Tracking the link between online ads and offline sales is possible through field experiments. Even Facebook, which in the past relied on its own metrics, such as the number of “likes” or fans, is shifting to this approach to show sales lift from its ads. Facebook has introduced a new platform, Lift, which randomly splits the target audience on Facebook into two groups—one group sees the ads in its newsfeed and the other does not. By comparing the conversion rate, Facebook is able to measure the effect of its online ads on offline sales. Using this approach, Facebook showed that offline sales of data plans for GM’s OnStar system increased by 2.3 percent because of ads on Facebook newsfeeds.24

While clients may not be comfortable trusting Facebook to prove the effectiveness of its own ads, several academic studies have also used field experiments to show strong cross-channel effects of online ads. Using data from a Dutch company that sells office furniture to businesses, one study found that 73 percent of the profit impact of Google’s AdWords was from offline sales, and 20 percent of the profit impact of direct mail was from online sales.25 Another study for a major US clothing retailer found that over 80 percent of the ROI from online ads came from offline sales.26 Ignoring these cross-channel effects would lead to suboptimal budget allocation.

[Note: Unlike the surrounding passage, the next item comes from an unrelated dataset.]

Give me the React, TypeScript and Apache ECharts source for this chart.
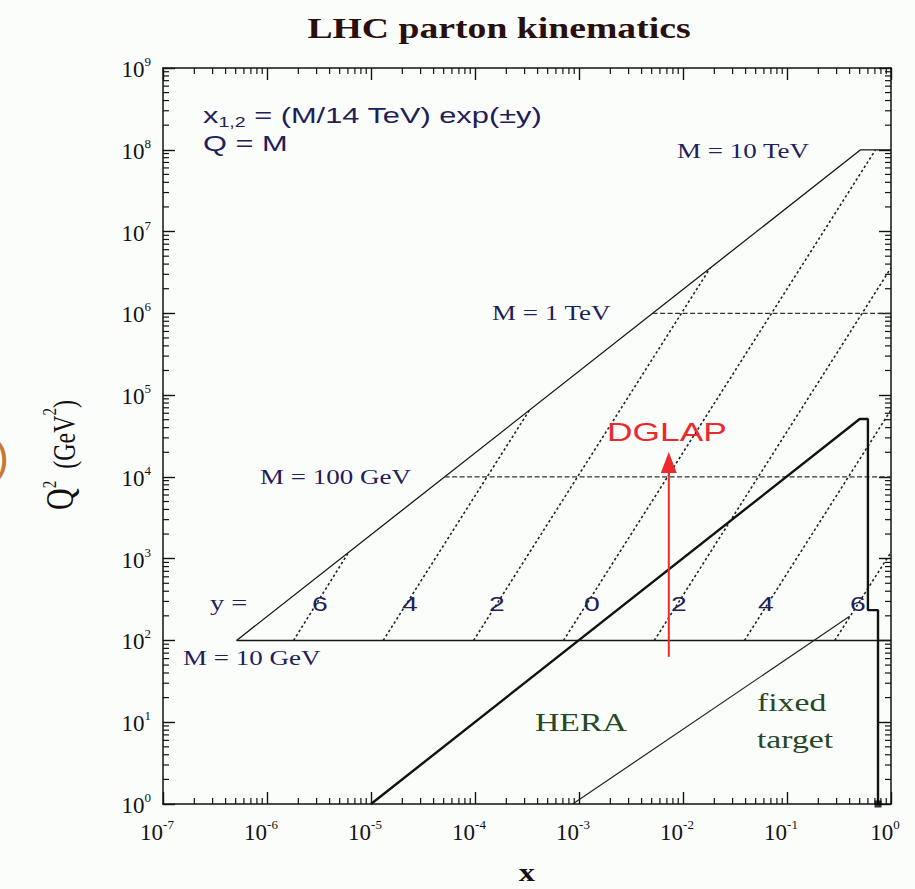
import React, { useEffect, useRef } from 'react';
import * as echarts from 'echarts';

// ---- data ----
const xTickExponents = [-7, -6, -5, -4, -3, -2, -1, 0];
const yTickExponents = [0, 1, 2, 3, 4, 5, 6, 7, 8, 9];
const kinematicLimit = [[5.1e-7, 100], [0.51, 1e8], [1, 1e8]];
const mass10GeV = [[5.1e-7, 100], [1, 100]];
const mass100GeV = [[5.1e-5, 1e4], [1, 1e4]];
const mass1TeV = [[5.1e-3, 1e6], [1, 1e6]];
const rapPlus6 = [[1.8e-6, 100], [6.1e-6, 1.2e3]];
const rapPlus4 = [[1.31e-5, 100], [3.35e-4, 6.6e4]];
const rapPlus2 = [[9.7e-5, 100], [1.83e-2, 3.6e6]];
const rapZero = [[7.1e-4, 100], [0.71, 1e8]];
const rapMinus2 = [[5.3e-3, 100], [1, 3.6e6]];
const rapMinus4 = [[3.9e-2, 100], [1, 6.6e4]];
const rapMinus6 = [[0.288, 100], [1, 1.2e3]];
const heraReach = [[1e-5, 1], [0.5, 5.1e4], [0.6, 5.1e4], [0.6, 235], [0.75, 235], [0.75, 1]];
const heraCorner = [[0.75, 1]];
const fixedTarget = [[8.7e-4, 1], [0.4, 197]];
const dglapArrow = [[7.3e-3, 63], [7.3e-3, 1.5e4]];
const rapidityLabels = ['6', '4', '2', '0', '2', '4', '6'];

// ---- layout / style ----
const SERIF = '"Liberation Serif", "Times New Roman", serif';
const SANS = '"Liberation Sans", Arial, sans-serif';
const NAVY = '#1f2058';
const GREEN = '#274827';
const INK = '#161616';
const rapidityLabelX = [320, 410, 497, 592, 679, 766, 858];

const minorValues = (lo: number, hi: number) => {
  const out: number[] = [];
  for (let e = lo; e < hi; e++) for (let m = 2; m <= 9; m++) out.push(m * Math.pow(10, e));
  return out;
};

const labelFormatter = (v: number) => `{b|10}{s|${Math.round(Math.log10(v))}}`;
const labelRich = {
  b: { fontSize: 23, fontFamily: SERIF, color: '#111', lineHeight: 26, verticalAlign: 'bottom' },
  s: { fontSize: 13, fontFamily: SERIF, color: '#111', lineHeight: 15, verticalAlign: 'top' },
};

const axisCommon = {
  type: 'log',
  logBase: 10,
  axisLine: { show: true, lineStyle: { color: '#111', width: 1.5 } },
  axisTick: { show: true, inside: true, length: 12, lineStyle: { color: '#111', width: 1.4 } },
  splitLine: { show: false },
};

const lineS = (data: number[][], width: number, type: any = 'solid', color = INK) => ({
  type: 'line',
  data,
  symbol: 'none',
  silent: true,
  lineStyle: { color, width, type },
  z: 3,
});

const txt = (text: string, x: number, y: number, o: any = {}) => ({
  type: 'text',
  x,
  y,
  scaleX: o.sx ?? 1.35,
  scaleY: o.sy ?? 1,
  rotation: o.rot ?? 0,
  z: 100,
  style: {
    text,
    fontSize: o.size ?? 20,
    fontFamily: o.font ?? SERIF,
    fontWeight: o.weight ?? 'normal',
    fill: o.color ?? NAVY,
    align: o.align ?? 'left',
    verticalAlign: 'middle',
    rich: o.rich,
  },
});

export default function App() {
  const ref = useRef<HTMLDivElement>(null);
  useEffect(() => {
    const chart = echarts.init(ref.current!, null, { renderer: 'svg', width: 915, height: 889 });

    const xMinor = minorValues(xTickExponents[0], xTickExponents[xTickExponents.length - 1]);
    const yMinor = minorValues(yTickExponents[0], yTickExponents[yTickExponents.length - 1]);
    const xMin = Math.pow(10, xTickExponents[0]);
    const xMax = Math.pow(10, xTickExponents[xTickExponents.length - 1]);
    const yMin = Math.pow(10, yTickExponents[0]);
    const yMax = Math.pow(10, yTickExponents[yTickExponents.length - 1]);

    const tick = (x1: number, y1: number, x2: number, y2: number) => ({
      type: 'line',
      shape: { x1, y1, x2, y2 },
      style: { stroke: '#111', lineWidth: 1.2 },
    });

    const option: any = {
      animation: false,
      backgroundColor: '#fbfdfb',
      grid: { left: 163, right: 24, top: 68, bottom: 85 },
      xAxis: [
        {
          ...axisCommon,
          min: xMin,
          max: xMax,
          splitNumber: 7,
          position: 'bottom',
          axisLabel: { formatter: labelFormatter, rich: labelRich, margin: 14, padding: [0, 12, 0, 0] },
        },
        { ...axisCommon, min: xMin, max: xMax, splitNumber: 7, position: 'top', axisLabel: { show: false } },
      ],
      yAxis: [
        {
          ...axisCommon,
          min: yMin,
          max: yMax,
          splitNumber: 9,
          position: 'left',
          axisLabel: { formatter: labelFormatter, rich: labelRich, margin: 12 },
        },
        { ...axisCommon, min: yMin, max: yMax, splitNumber: 9, position: 'right', axisLabel: { show: false } },
      ],
      series: [
        {
          type: 'custom',
          coordinateSystem: 'cartesian2d',
          silent: true,
          clip: false,
          data: xMinor.map((v) => [v, yMin]),
          renderItem: (_p: any, api: any) => {
            const v = api.value(0);
            const b = api.coord([v, yMin]);
            const t = api.coord([v, yMax]);
            return {
              type: 'group',
              children: [tick(b[0], b[1], b[0], b[1] - 6), tick(t[0], t[1], t[0], t[1] + 6)],
            };
          },
        },
        {
          type: 'custom',
          coordinateSystem: 'cartesian2d',
          silent: true,
          clip: false,
          data: yMinor.map((v) => [xMin, v]),
          renderItem: (_p: any, api: any) => {
            const v = api.value(1);
            const l = api.coord([xMin, v]);
            const r = api.coord([xMax, v]);
            return {
              type: 'group',
              children: [tick(l[0], l[1], l[0] + 6, l[1]), tick(r[0], r[1], r[0] - 6, r[1])],
            };
          },
        },
        lineS(kinematicLimit, 1.3),
        lineS(mass10GeV, 1.6),
        lineS(mass100GeV, 1.2, [5, 2.5], '#333'),
        lineS(mass1TeV, 1.2, [5, 2.5], '#333'),
        ...[rapPlus6, rapPlus4, rapPlus2, rapZero, rapMinus2, rapMinus4, rapMinus6].map((d) =>
          lineS(d, 1.6, [2.5, 2.5], '#222')
        ),
        lineS(heraReach, 2.4, 'solid', '#111'),
        lineS(fixedTarget, 1.2, 'solid', '#222'),
        {
          type: 'scatter',
          data: heraCorner,
          symbol: 'rect',
          symbolSize: 7,
          itemStyle: { color: '#000' },
          silent: true,
          clip: false,
          z: 4,
        },
        {
          type: 'line',
          silent: true,
          z: 5,
          lineStyle: { color: '#ec2a2e', width: 2 },
          itemStyle: { color: '#ec2a2e' },
          data: [
            { value: dglapArrow[0], symbol: 'none' },
            { value: dglapArrow[1], symbol: 'triangle', symbolSize: [16, 21] },
          ],
        },
      ],
      graphic: {
        elements: [
          txt('LHC parton kinematics', 499, 28, {
            size: 29,
            weight: 'bold',
            align: 'center',
            color: '#2b0f0f',
            sx: 1.3,
          }),
          txt('{a|x}{b|1,2}{a| = (M/14 TeV) exp(±y)}', 203, 117, {
            font: SANS,
            sx: 1.4,
            rich: {
              a: { fontSize: 22, fontFamily: SANS, lineHeight: 24, verticalAlign: 'top', fill: NAVY },
              b: { fontSize: 14, fontFamily: SANS, lineHeight: 16, verticalAlign: 'bottom', fill: NAVY },
            },
          }),
          txt('Q = M', 203, 144, { font: SANS, size: 22, sx: 1.4 }),
          txt('M = 10 TeV', 677, 151),
          txt('M = 1 TeV', 492, 313),
          txt('M = 100 GeV', 260, 477),
          txt('M = 10 GeV', 183, 658),
          txt('y =', 210, 603, { size: 21 }),
          ...rapidityLabels.map((l, i) =>
            txt(l, rapidityLabelX[i], 603, { font: SANS, size: 21, align: 'center' })
          ),
          txt('HERA', 535, 723, { size: 25, color: GREEN }),
          txt('fixed', 757, 703, { size: 25, color: GREEN }),
          txt('target', 757, 740, { size: 25, color: GREEN }),
          txt('DGLAP', 607, 432, { font: SANS, size: 26, color: '#ec2a2e', sx: 1.36 }),
          txt('x', 527, 872, { size: 26, weight: 'bold', color: '#111', align: 'center', sx: 1.25 }),
          txt('{q|Q}{s|2}{n|  (GeV}{s|2}{n|)}', 60, 455, {
            rot: Math.PI / 2,
            sx: 1,
            sy: 1.3,
            align: 'center',
            color: '#111',
            rich: {
              q: { fontSize: 30, fontFamily: SERIF, lineHeight: 30, verticalAlign: 'bottom', fill: '#111' },
              n: { fontSize: 24, fontFamily: SERIF, lineHeight: 26, verticalAlign: 'bottom', fill: '#111' },
              s: { fontSize: 15, fontFamily: SERIF, lineHeight: 16, verticalAlign: 'top', fill: '#111' },
            },
          }),
          txt(')', 9, 456, { font: SANS, size: 44, color: '#c97a32', align: 'right', sx: 1 }),
        ],
      },
    };

    chart.setOption(option);
    return () => chart.dispose();
  }, []);

  return (
    <div
      ref={ref}
      style={{ position: 'absolute', left: 0, top: 0, width: 915, height: 889 }}
    />
  );
}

Not only do online ads influence offline sales, but there is also strong synergy between online and offline advertising itself. For example, a television ad may amplify its message through Twitter or Facebook. Using data from a major German car company and taking into account these cross-media synergies, one study concluded that the optimal advertising budget for online media should be double that of the company’s current allocation.27

In conclusion, the ability to conduct field experiments quickly and cheaply and the possibility of building rigorous models using large amounts of advertising and purchase data are enabling firms to better measure and optimize their marketing budgets. However, managers must be vigilant against the false metrics and spurious analyses that still seem to permeate the industry.